Castiel and Dean had walked for hours. The snow had started to fall again. Despite the fact that it was day, it felt like night between the cloud cover and freezing wind. They were walking close now because it kept them warmer. The back of Dean's gloved hand kept brushing into the back of Castiel's. Every time it happened, Castiel felt like he was falling and had to catch his footing.

One time the uneasiness was too much, making his calves go numb between the pain and the cold and Dean's closeness. Castiel stumbled into Dean's side. Dean stopped him from falling by grabbing his hand. _Grabbing his hand._

Dean and Castiel's eyes met. The one thing Castiel knew in that moment was he would not be the one to drop Dean's hand. He couldn't even move, couldn't even think.

Dean's chest expanded and then collapsed heavily. "Still haven't got used to the human legs, I see." He swallowed. "Don't need you falling down and breaking my gun."

"I don't think I could break this gun by falling."

_Shut up, Castiel, _he thought to himself.

"Right," Dean said, distractedly and dropped Castiel's hand.

"Let's get a move on." Dean hurried up ahead of Castiel, leaving him yards behind.

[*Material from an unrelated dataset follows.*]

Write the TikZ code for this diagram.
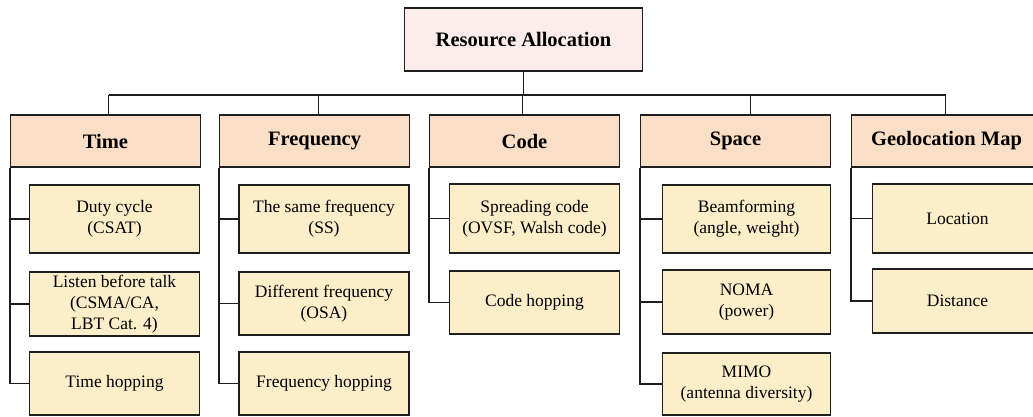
\documentclass[tikz,border=0pt]{standalone}
\usepackage{fontspec}
\setmainfont{Liberation Serif}
\definecolor{rootfill}{RGB}{253,236,236}
\definecolor{catfill}{RGB}{250,222,198}
\definecolor{itemfill}{RGB}{253,238,202}
\definecolor{edge}{RGB}{30,30,30}
\begin{document}
\begin{tikzpicture}[x=1pt,y=1pt,
  box/.style={draw=edge, line width=1.7pt, rectangle, inner sep=1pt, align=center},
  rootbox/.style={box, fill=rootfill, minimum width=238pt, minimum height=63pt,
    font=\fontsize{20.5}{24}\selectfont\bfseries},
  catbox/.style={box, fill=catfill, minimum width=190pt, minimum height=52pt,
    font=\fontsize{20.5}{24}\selectfont\bfseries},
  itembox/.style={box, fill=itemfill, minimum width=170pt,
    font=\fontsize{17.5}{21}\selectfont},
  link/.style={draw=edge, line width=1.7pt}]
\useasboundingbox (0,0) rectangle (1033,-417);

% half-point horizontal offset keeps the vertical rules crisp
\begin{scope}[xshift=0.5pt]
% root
\node[rootbox] (root) at (523,-39.5) {Resource Allocation};

% categories
\node[catbox] (time) at (105,-141) {Time};
\node[catbox] (freq) at (314,-141) {Frequency};
\node[catbox] (code) at (524,-141) {Code};
\node[catbox] (space) at (735,-141) {Space};
\node[catbox] (geo) at (946,-141) {Geolocation Map};

% items under Time
\node[itembox, minimum height=68pt] (t1) at (114,-219) {Duty cycle\\(CSAT)};
\node[itembox, minimum height=64pt] (t2) at (114,-304) {Listen before talk\\(CSMA/CA,\\LBT Cat. 4)};
\node[itembox, minimum height=63pt] (t3) at (114,-383.5) {Time hopping};

% items under Frequency
\node[itembox, minimum height=68pt] (f1) at (323.5,-219) {The same frequency\\(SS)};
\node[itembox, minimum height=63pt] (f2) at (323.5,-303.5) {Different frequency\\(OSA)};
\node[itembox, minimum height=63pt] (f3) at (323.5,-383.5) {Frequency hopping};

% items under Code
\node[itembox, minimum height=69pt] (c1) at (534,-218.5) {Spreading code\\(OVSF, Walsh code)};
\node[itembox, minimum height=63pt] (c2) at (534,-302.5) {Code hopping};

% items under Space
\node[itembox, minimum width=168pt, minimum height=68pt] (s1) at (746,-219) {Beamforming\\(angle, weight)};
\node[itembox, minimum width=168pt, minimum height=64pt] (s2) at (746,-302) {NOMA\\(power)};
\node[itembox, minimum width=168pt, minimum height=62pt] (s3) at (746,-384) {MIMO\\(antenna diversity)};

% items under Geolocation Map
\node[itembox, minimum height=69pt] (g1) at (957,-218.5) {Location};
\node[itembox, minimum height=64pt] (g2) at (957,-301) {Distance};

% top-level bus
\coordinate (bus) at (0,-95);
\coordinate (tstem) at (108,-115);
\coordinate (fstem) at (318,-115);
\coordinate (cstem) at (522,-115);
\coordinate (sstem) at (750,-115);
\coordinate (gstem) at (945,-115);
\draw[link] (root.south) -- (root.south |- bus);
\draw[link] (tstem |- bus) -- (gstem |- bus);
\foreach \s in {tstem,fstem,cstem,sstem,gstem}
  \draw[link] (\s) -- (\s |- bus);

% branches from each category to its items
\draw[link] (time.south west) |- (t3.west);
\draw[link] (time.south west |- t1.west) -- (t1.west);
\draw[link] (time.south west |- t2.west) -- (t2.west);

\draw[link] (freq.south west) |- (f3.west);
\draw[link] (freq.south west |- f1.west) -- (f1.west);
\draw[link] (freq.south west |- f2.west) -- (f2.west);

\draw[link] (code.south west) |- (c2.west);
\draw[link] (code.south west |- c1.west) -- (c1.west);

\draw[link] (space.south west) |- (s3.west);
\draw[link] (space.south west |- s1.west) -- (s1.west);
\draw[link] (space.south west |- s2.west) -- (s2.west);

\draw[link] (geo.south west) |- (g2.west);
\draw[link] (geo.south west |- g1.west) -- (g1.west);
\end{scope}
\end{tikzpicture}
\end{document}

Cas was hurting, and rushing to catch up when he heard a sound, like a large rubber band breaking in front of him.

Suddenly, Dean was tossed into the air, his body wrapped in in wire and rope. He'd set off some sort of trap, but who'd set a trap out here? Whoever it was, wasn't friendly. Trapping large game was illegal. So the trappers were criminals.

"Dean!" Castiel shouted and rushed forward.

"Dammit." Dean thrashed in the trap. Castiel's heart was pounding. How could he have let this happen? That said if he had holding Dean's hand they both would have ended up in the trap.

"I'll cut you down." Castiel dropped the bag he was carrying and frantically rummaged through it for a knife.

"Keep a knife on you, Angel," grumbled Dean.

Castiel was silent until he had the blade against the rough rope. "I'm not an angel anymore."

His eyes reached Dean's and his breath stiffened in his chest. Castiel had to ignore the feeling and keeping slicing into the rope.

"Cas, behind you," hissed Dean.

Castiel turned and behind him stood five black eyed demons.